I searched the forum and only found one small reference to hair care. I would like to know about getting your hair done. We are thinking of moving to the Lake Chapala area and I'm just curious. I would not mind going into Guadalajara every couple of months, but if you could give me some info I would appreciate it.


----------



## RVGRINGO (May 16, 2007)

There are hair salons all over the place in Chapala, Ajijic and Jocotopec. My wife goes much too often!
You aren't coming to the boonies! We're very civilized here; running water and everything.
Welcome to the forum. We may occasionally tease 'newbies' but we'll try to answer all of your questions.
Permanent: $280-300 pesos
Haircut: $80 pesos, mas o menos.


----------



## bournemouth (May 15, 2007)

kbushon2006 said:


> I searched the forum and only found one small reference to hair care. I would like to know about getting your hair done. We are thinking of moving to the Lake Chapala area and I'm just curious. I would not mind going into Guadalajara every couple of months, but if you could give me some info I would appreciate it.

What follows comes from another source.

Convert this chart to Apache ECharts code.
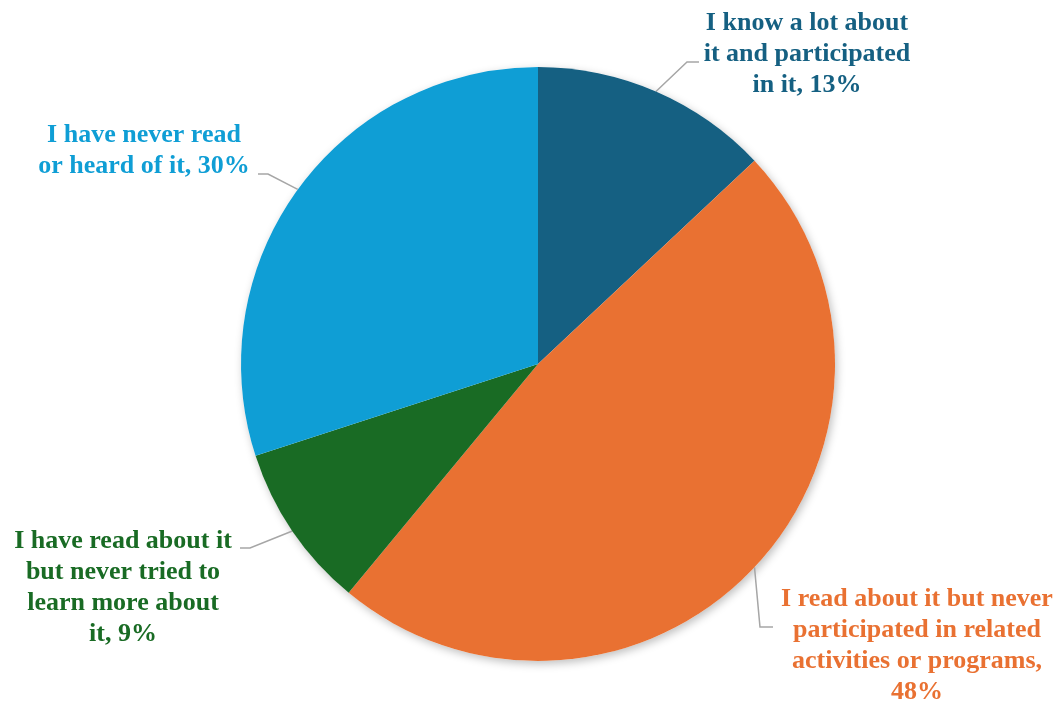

There are many, many places to get your hair done in the Lake Chapala area - going to Guadalajara will not be necessary. I'm not sure exactly what you want to know but can tell you that I get my hair cut every 4 weeks in a one person salon, funky not elegant, but clean - I pay the huge amount of 50 pesos. I could go to a much more elegant salon and would pay quite a lot more. Have no fears.


----------



## kbushon2006 (Mar 6, 2009)

Thanks ladies and gentleman for your replies. I keep my hair blonde (highlighed) but wear it medium length and straight. I would like someone that I felt understood good hair color and am sure I can find it there. I have lived overseas before and thought I would just ask if there were good services right there in Lake Chapala. I assumed there was but didn't know if anyone had a favorite place.


----------



## bournemouth (May 15, 2007)

kbushon2006 said:


> Thanks ladies and gentleman for your replies. I keep my hair blonde (highlighed) but wear it medium length and straight. I would like someone that I felt understood good hair color and am sure I can find it there. I have lived overseas before and thought I would just ask if there were good services right there in Lake Chapala. I assumed there was but didn't know if anyone had a favorite place.


I think you would be happy with Edith's and Yoli's. Their locations will be easy to find once you are here.


----------